Brett Bymaster was being held Thursday without bail in the Elmwood men’s jail after being charged last week with six felony counts of lewd and lascivious acts with a minor between 2014 and 2019, beginning when the reported victim was 8 years old through when she was 14 years old.

Bymaster is scheduled to return to court Friday, when his attorneys are expected to request reduced bail and supervised release conditions. His bail was initially set at $400,000 before being revoked at his arraignment last week.

Prosecutors plan to ask a judge that Bymaster continue to be held in jail without bail, a status reserved for defendants deemed to be a significant safety or flight risk.

Defense attorneys Renee Hessling and Dana Fite say they plan to call attention to Bymaster’s ties to the community and public service to convince a judge he can be safely released. But in a departure from typical practice, they also intend to use this early stage of the case to aggressively challenge the substance of the criminal charges.

They contend that previous church probes into Bymaster did not produce any results resembling the charges he faces now, and that the criminal case is part of lengthy effort by The River church — where he once led a youth ministry — to discredit and embarrass him.

“Our position is that records demonstrate a longstanding campaign by The River church and other individuals to destroy our client, his career, and his reputation, and they have tried over and over again,” Hessling said in an interview. “This is their newest and latest attempt to do that. They are trying to weaponize law enforcement to achieve their goal.”

Hessling and Fite pointed to a portion of a San Jose police report in which former teen congregants attributed a “porn addiction” and references to sex and masturbation to Bymaster — claims that helped form the basis of an alleged pattern of abuse. The attorneys say that account was drained of important context; namely, that Bymaster was following a church-approved curriculum on how to broach those topics and promote abstinence from sex and consuming sexually explicit materials.

The criminal charges are borne from parallel investigations by the San Jose Police Department and San Jose-based The River church, which employed Bymaster to lead its youth ministry during the time period covered by the criminal allegations. The police investigation was launched around the same time the church announced in late January it was commissioning an independent investigation into a series of sexual abuse claims against Bymaster. The church admitted that those allegations had been overlooked by a prior church probe into Bymaster’s leadership.

The woman whose claims are the basis of the felony charges contacted police earlier this year to report that Bymaster molested her multiple times over a span of about six years, and that an encounter when she was 14 spurred her to attempt suicide.

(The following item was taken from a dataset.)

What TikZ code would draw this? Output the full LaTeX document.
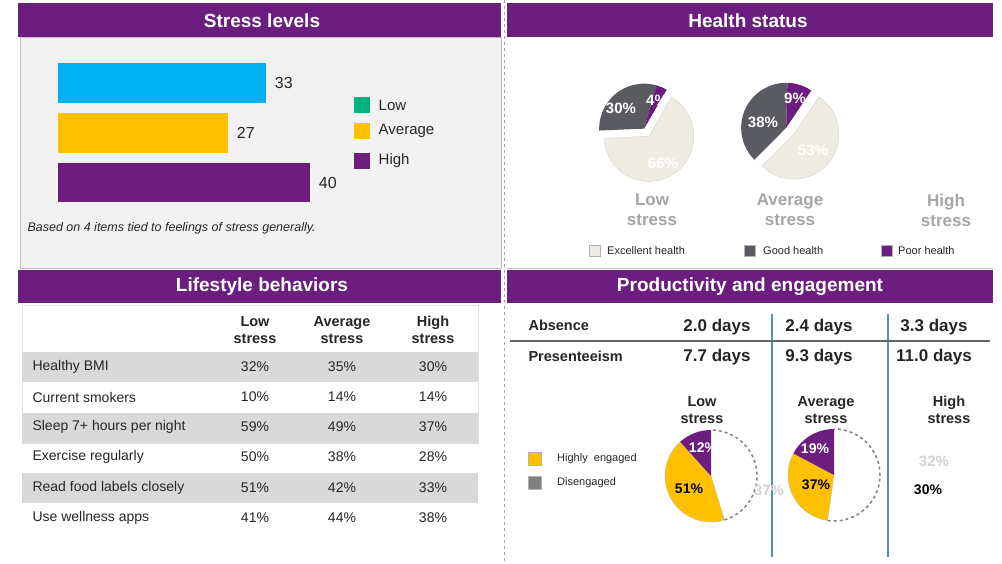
\documentclass[tikz,border=0pt]{standalone}
\usepackage{fontspec}
\setmainfont{Liberation Sans}
\usetikzlibrary{positioning}
\definecolor{hdrpurple}{RGB}{108,30,126}
\definecolor{lowblue}{RGB}{0,176,240}
\definecolor{avgyellow}{RGB}{255,192,0}
\definecolor{lowgreen}{RGB}{0,178,130}
\definecolor{panelgray}{RGB}{242,242,242}
\definecolor{panelline}{RGB}{196,186,204}
\definecolor{excfill}{RGB}{238,236,226}
\definecolor{goodfill}{RGB}{90,91,96}
\definecolor{labgray}{RGB}{166,166,166}
\definecolor{rowgray}{RGB}{217,217,217}
\definecolor{tealline}{RGB}{80,148,172}
\definecolor{disgray}{RGB}{128,128,128}
\definecolor{txt}{RGB}{38,38,38}

\begin{document}
\begin{tikzpicture}[x=1pt,y=-1pt,
  hdrtext/.style={text=white,font=\fontsize{19}{22}\selectfont\bfseries},
  bar/.style={anchor=north west,inner sep=0pt,minimum height=40pt},
  val/.style={text=txt,font=\fontsize{16}{19}\selectfont},
  key/.style={inner sep=0pt,minimum size=16pt},
  keytext/.style={text=txt,font=\fontsize{15}{18}\selectfont},
  pct/.style={text=white,font=\fontsize{15}{18}\selectfont\bfseries},
  stresslab/.style={text=labgray,align=center,font=\fontsize{17}{20}\selectfont\bfseries},
  smallkey/.style={inner sep=0pt,minimum size=11pt,draw=gray!60},
  smalltext/.style={text=txt,font=\fontsize{11}{13}\selectfont},
  colhead/.style={text=txt,align=center,font=\fontsize{14.5}{17}\selectfont\bfseries},
  rowtext/.style={text=txt,anchor=west,font=\fontsize{14}{17}\selectfont},
  cell/.style={text=txt,font=\fontsize{14}{17}\selectfont},
  rowtitle/.style={text=txt,anchor=west,font=\fontsize{14.5}{17}\selectfont\bfseries},
  days/.style={text=txt,font=\fontsize{17}{20}\selectfont\bfseries},
  prodhead/.style={text=txt,align=center,font=\fontsize{14.5}{16.5}\selectfont\bfseries},
  engpct/.style={font=\fontsize{14}{17}\selectfont\bfseries},
  ghost/.style={text=gray!35,font=\fontsize{15}{18}\selectfont\bfseries}]

\useasboundingbox (0,0) rectangle (1002,564);
\fill[white] (0,0) rectangle (1002,564);

% stress levels
\fill[panelgray,draw=panelline] (20,37) rectangle (501,268);
\fill[hdrpurple] (18,3) rectangle (501,37);
\node[hdrtext] (stresstitle) at (262,21) {Stress levels};

\node[bar,fill=lowblue,minimum width=208pt] (barlow) at (58,63) {};
\node[bar,fill=avgyellow,minimum width=170pt] (baravg) at (58,113) {};
\node[bar,fill=hdrpurple,minimum width=252pt,minimum height=39pt] (barhigh) at (58,163) {};
\node[val,right=5pt of barlow] (vlow) {33};
\node[val,right=5pt of baravg] (vavg) {27};
\node[val,right=5pt of barhigh] (vhigh) {40};

\node[key,fill=lowgreen] (klow) at (362,105) {};
\node[key,fill=avgyellow] (kavg) at (362,131) {};
\node[key,fill=hdrpurple] (khigh) at (362,161) {};
\node[keytext,right=5pt of klow] (tlow) {Low};
\node[keytext,right=5pt of kavg] (tavg) {Average};
\node[keytext,right=5pt of khigh] (thigh) {High};

\node[text=txt,anchor=west,font=\fontsize{12.5}{15}\selectfont\itshape] (note) at (24,228)
  {Based on 4 items tied to feelings of stress generally.};

% health status
\fill[hdrpurple] (507,3) rectangle (993,37);
\node[hdrtext] (healthtitle) at (748,21) {Health status};
\draw[panelline] (507,268) -- (993,268);

\begin{scope}[shift={(646.5,132.5)},yscale=-1]
  \fill[excfill,draw=gray!35] (-58.8:4.5) -- ++(60:45) arc[start angle=60,end angle=-177.6,radius=45] -- cycle;
  \fill[goodfill] (121.2:4.5) -- ++(182.4:45) arc[start angle=182.4,end angle=74.4,radius=45] -- cycle;
  \fill[hdrpurple] (121.2:4.5) -- ++(74.4:45) arc[start angle=74.4,end angle=60,radius=45] -- cycle;
\end{scope}
\begin{scope}[shift={(790,131)},yscale=-1]
  \fill[excfill,draw=gray!35] (-39.4:5) -- ++(56:45) arc[start angle=56,end angle=-134.8,radius=45] -- cycle;
  \fill[goodfill] (140.6:5) -- ++(225.2:45) arc[start angle=225.2,end angle=88.4,radius=45] -- cycle;
  \fill[hdrpurple] (140.6:5) -- ++(88.4:45) arc[start angle=88.4,end angle=56,radius=45] -- cycle;
\end{scope}
\node[pct] (lowgood) at (621,108) {30\%};
\node[pct] (lowpoor) at (657,100) {4\%};
\node[pct] (lowexc) at (663,163) {66\%};
\node[pct] (avggood) at (763,122) {38\%};
\node[pct] (avgpoor) at (795,98) {9\%};
\node[pct] (avgexc) at (813,150) {53\%};

\node[stresslab] (hslow) at (652,210) {Low\\stress};
\node[stresslab] (hsavg) at (790,210) {Average\\stress};
\node[stresslab] (hshigh) at (946,210) {High\\stress};

\node[smallkey,fill=excfill] (kexc) at (595,251) {};
\node[smallkey,fill=goodfill] (kgood) at (750,251) {};
\node[smallkey,fill=hdrpurple] (kpoor) at (887,251) {};
\node[smalltext,right=3pt of kexc] (texc) {Excellent health};
\node[smalltext,right=4pt of kgood] (tgood) {Good health};
\node[smalltext,right=2pt of kpoor] (tpoor) {Poor health};

% lifestyle behaviors
\fill[hdrpurple] (18,270) rectangle (501,303);
\node[hdrtext] (lifetitle) at (262,287) {Lifestyle behaviors};
\draw[gray!25] (22,305) rectangle (478,443);
\fill[rowgray] (22,352) rectangle (478,382);
\fill[rowgray] (22,413) rectangle (478,443);
\fill[rowgray] (22,473) rectangle (478,503);

\node[colhead] (hlow) at (255,330) {Low\\stress};
\node[colhead] (havg) at (342,330) {Average\\stress};
\node[colhead] (hhigh) at (433,330) {High\\stress};

\node[rowtext] (bmi) at (29,367) {Healthy BMI};
\node[cell] (bmil) at (255,367) {32\%};
\node[cell] (bmia) at (342,367) {35\%};
\node[cell] (bmih) at (433,367) {30\%};
\node[rowtext] (smoke) at (29,397) {Current smokers};
\node[cell] (smokel) at (255,397) {10\%};
\node[cell] (smokea) at (342,397) {14\%};
\node[cell] (smokeh) at (433,397) {14\%};
\node[rowtext] (sleep) at (29,427) {Sleep 7+ hours per night};
\node[cell] (sleepl) at (255,427) {59\%};
\node[cell] (sleepa) at (342,427) {49\%};
\node[cell] (sleeph) at (433,427) {37\%};
\node[rowtext] (exer) at (29,457) {Exercise regularly};
\node[cell] (exerl) at (255,457) {50\%};
\node[cell] (exera) at (342,457) {38\%};
\node[cell] (exerh) at (433,457) {28\%};
\node[rowtext] (food) at (29,488) {Read food labels closely};
\node[cell] (foodl) at (255,488) {51\%};
\node[cell] (fooda) at (342,488) {42\%};
\node[cell] (foodh) at (433,488) {33\%};
\node[rowtext] (apps) at (29,518) {Use wellness apps};
\node[cell] (appsl) at (255,518) {41\%};
\node[cell] (appsa) at (342,518) {44\%};
\node[cell] (appsh) at (433,518) {38\%};

% productivity and engagement
\fill[hdrpurple] (507,270) rectangle (993,303);
\node[hdrtext] (prodtitle) at (750,287) {Productivity and engagement};

\draw[tealline,line width=1.8pt] (772,314) -- (772,557);
\draw[tealline,line width=1.8pt] (888,314) -- (888,557);
\draw[gray!80!black,line width=1.5pt] (510,341) -- (990,341);

\node[rowtitle] (absence) at (525,325) {Absence};
\node[days] (absl) at (717,327) {2.0 days};
\node[days] (absa) at (819,327) {2.4 days};
\node[days] (absh) at (934,327) {3.3 days};
\node[rowtitle] (present) at (525,356) {Presenteeism};
\node[days] (presl) at (717,357) {7.7 days};
\node[days] (presa) at (819,357) {9.3 days};
\node[days] (presh) at (934,357) {11.0 days};

\node[prodhead] (plow) at (702,410) {Low\\stress};
\node[prodhead] (pavg) at (826,410) {Average\\stress};
\node[prodhead] (phigh) at (949,410) {High\\stress};

\node[smallkey,fill=avgyellow,minimum size=13pt] (keng) at (535,459) {};
\node[smallkey,fill=disgray,minimum size=13pt] (kdis) at (535,483) {};
\node[smalltext,right=12pt of keng] (teng) {Highly\ \ engaged};
\node[smalltext,right=12pt of kdis] (tdis) {Disengaged};

\begin{scope}[shift={(711,476)},yscale=-1]
  \fill[avgyellow,draw=gray!50] (0,0) -- (132:46) arc[start angle=132,end angle=287,radius=46] -- cycle;
  \fill[hdrpurple] (0,0) -- (90:46) arc[start angle=90,end angle=132,radius=46] -- cycle;
  \draw[disgray,dashed,line width=1.5pt] (287:46) arc[start angle=287,end angle=450,radius=46];
\end{scope}
\begin{scope}[shift={(834,475)},yscale=-1]
  \fill[avgyellow,draw=gray!50] (0,0) -- (152:46) arc[start angle=152,end angle=262,radius=46] -- cycle;
  \fill[hdrpurple] (0,0) -- (90:46) arc[start angle=90,end angle=152,radius=46] -- cycle;
  \draw[disgray,dashed,line width=1.5pt] (262:46) arc[start angle=262,end angle=450,radius=46];
\end{scope}
\node[engpct,text=white] (elowdis) at (703,448) {12\%};
\node[engpct,text=black] (elowhi) at (689,489) {51\%};
\node[ghost] (elowmid) at (769,490) {37\%};
\node[engpct,text=white] (eavgdis) at (815,449) {19\%};
\node[engpct,text=black] (eavghi) at (816,485) {37\%};
\node[ghost] (ehighdis) at (934,461) {32\%};
\node[engpct,text=black] (ehighhi) at (928,490) {30\%};

% separator
\draw[gray!70,dashed,line width=0.8pt] (504,0) -- (504,564);
\end{tikzpicture}
\end{document}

She is not being identified by this news organization because she is a reported sexual assault victim.

When The River church announced its new investigation, it stated that a 2021 church inquiry into Bymaster did not address allegations of sexual misconduct. The earlier probe had concluded he “was a toxic leader who was spiritually abusive towards many of the students, volunteers and staff” and was poorly supervised by the church.

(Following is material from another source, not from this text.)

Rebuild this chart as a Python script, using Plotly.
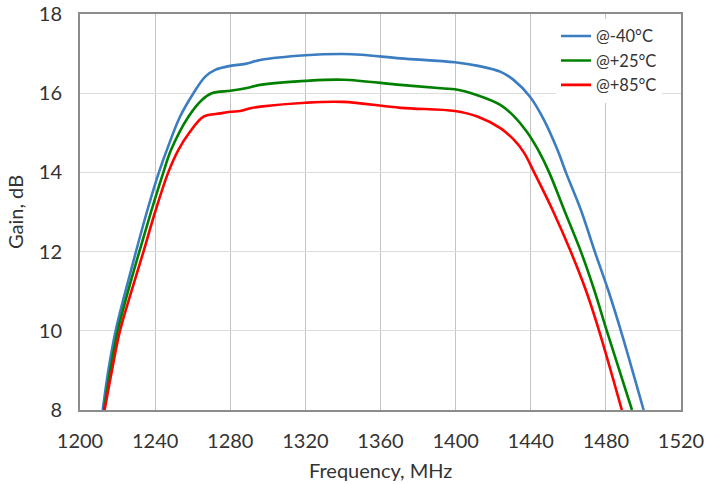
import plotly.graph_objects as go

# -40°C
f_m40 = [1212.1, 1215.1, 1219.0, 1224.2, 1229.8, 1235.6, 1242.0, 1246.5, 1253.3, 1260.4, 1266.7, 1272, 1280, 1288, 1296, 1320, 1340, 1350, 1370.7, 1399.6, 1412, 1424, 1431, 1439.6, 1447.1, 1454.2, 1458.7, 1466.7, 1474.1, 1481.2, 1488.0, 1500.1]
g_m40 = [8, 9, 10, 11, 12, 13, 14, 14.6, 15.41, 16, 16.42, 16.59, 16.69, 16.74, 16.84, 16.96, 16.99, 16.97, 16.88, 16.78, 16.69, 16.54, 16.33, 15.91, 15.32, 14.57, 14, 13.05, 12, 11.03, 10, 8]
# +25°C
f_p25 = [1212.8, 1216.1, 1220.1, 1225.6, 1231.6, 1237.8, 1244.4, 1248.5, 1257.8, 1264.9, 1270.2, 1280, 1285.3, 1290.7, 1296, 1320, 1340, 1370.7, 1393.8, 1399.6, 1411.6, 1424, 1431, 1438, 1444, 1449.8, 1457.8, 1466.7, 1473.8, 1480.5, 1493.9]
g_p25 = [8, 9, 10, 11, 12, 13, 14, 14.57, 15.41, 15.83, 16, 16.06, 16.1, 16.15, 16.21, 16.31, 16.34, 16.21, 16.12, 16.1, 15.95, 15.7, 15.42, 15.02, 14.56, 14, 13.05, 12, 11.03, 10, 8]
# +85°C
f_p85 = [1213.1, 1217.0, 1221.3, 1227.4, 1233.8, 1240.0, 1247.0, 1252.4, 1258.0, 1265.8, 1274.7, 1280, 1285.3, 1290.7, 1296, 1320, 1340, 1370.7, 1399.6, 1411.6, 1424, 1431.1, 1436.4, 1441.8, 1451.6, 1461.3, 1469.3, 1476.4, 1488.5]
g_p85 = [8, 9, 10, 11, 12, 13, 14, 14.57, 14.99, 15.41, 15.49, 15.53, 15.55, 15.62, 15.66, 15.76, 15.78, 15.63, 15.55, 15.41, 15.11, 14.82, 14.5, 14, 13.05, 12, 11.03, 10, 8]

x_ticks = [1200, 1240, 1280, 1320, 1360, 1400, 1440, 1480, 1520]
y_ticks = [8, 10, 12, 14, 16, 18]

series = [
    ("@-40°C", f_m40, g_m40, "#3b7dc0"),
    ("@+25°C", f_p25, g_p25, "#008000"),
    ("@+85°C", f_p85, g_p85, "#ff0000"),
]

fig = go.Figure()
for name, xs, ys, col in series:
    fig.add_trace(go.Scatter(x=xs, y=ys, mode="lines", name=name,
                             line=dict(color=col, width=2.6, shape="spline", smoothing=1.0)))

font = "Lato, 'Open Sans', sans-serif"
txt = "#333333"
fig.update_layout(
    width=706, height=484,
    margin=dict(l=80, r=25, t=14, b=74, autoexpand=False),
    paper_bgcolor="white", plot_bgcolor="white",
    font=dict(family=font, size=20, color=txt),
    showlegend=True,
    legend=dict(x=0.792, y=0.988, xanchor="left", yanchor="top",
                bgcolor="white", font=dict(size=16.5, color=txt),
                tracegroupgap=0, borderwidth=0),
    xaxis=dict(range=[1200, 1520], tickvals=x_ticks, showgrid=True, gridcolor="#c4c4c4", gridwidth=1.3,
               showline=True, linecolor="#8c8c8c", linewidth=2, mirror=True, ticks="",
               automargin=False, zeroline=False, ticklabelstandoff=12, ticklabeloverflow="allow",
               tickfont=dict(size=20, color=txt)),
    yaxis=dict(range=[8, 18], tickvals=y_ticks, showgrid=True, gridcolor="#dcdcdc", gridwidth=1.3,
               showline=True, linecolor="#8c8c8c", linewidth=2, mirror=True, ticks="",
               automargin=False, zeroline=False, ticklabelstandoff=12, ticklabeloverflow="allow",
               tickfont=dict(size=20, color=txt)),
    annotations=[
        dict(text="Frequency, MHz", xref="paper", yref="paper", x=0.5, y=0, yshift=-60,
             xanchor="center", yanchor="middle", showarrow=False, font=dict(size=20, color=txt)),
        dict(text="Gain, dB", xref="paper", yref="paper", x=0, xshift=-65, y=0.5,
             xanchor="center", yanchor="middle", showarrow=False, textangle=-90,
             font=dict(size=20, color=txt)),
    ],
)
fig.write_html("out.html", config={"displayModeBar": False},
               post_script="document.body.style.margin='0';document.body.style.overflow='hidden';")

The church also stated that the inquiry excluded “some students who did not feel safe to share freely” with the Rev. Theresa Marks, who conducted the investigation.

Nine parents representing five church families co-signed the new iniquiry but also lamented that they were misled by the church into believing that the full scope of the allegations against Bymaster and his oversight of their children had been examined.

Hessling and Fite assert that the church revived its scrutiny of Bymaster expressly because its past attempts to vilify him were unsuccessful. They also question the circumstances in which Doe’s sexual assault allegations surfaced, which the police report states initially occurred while she was undergoing eye movement and desensitization and reprocessing (EDMR) therapy.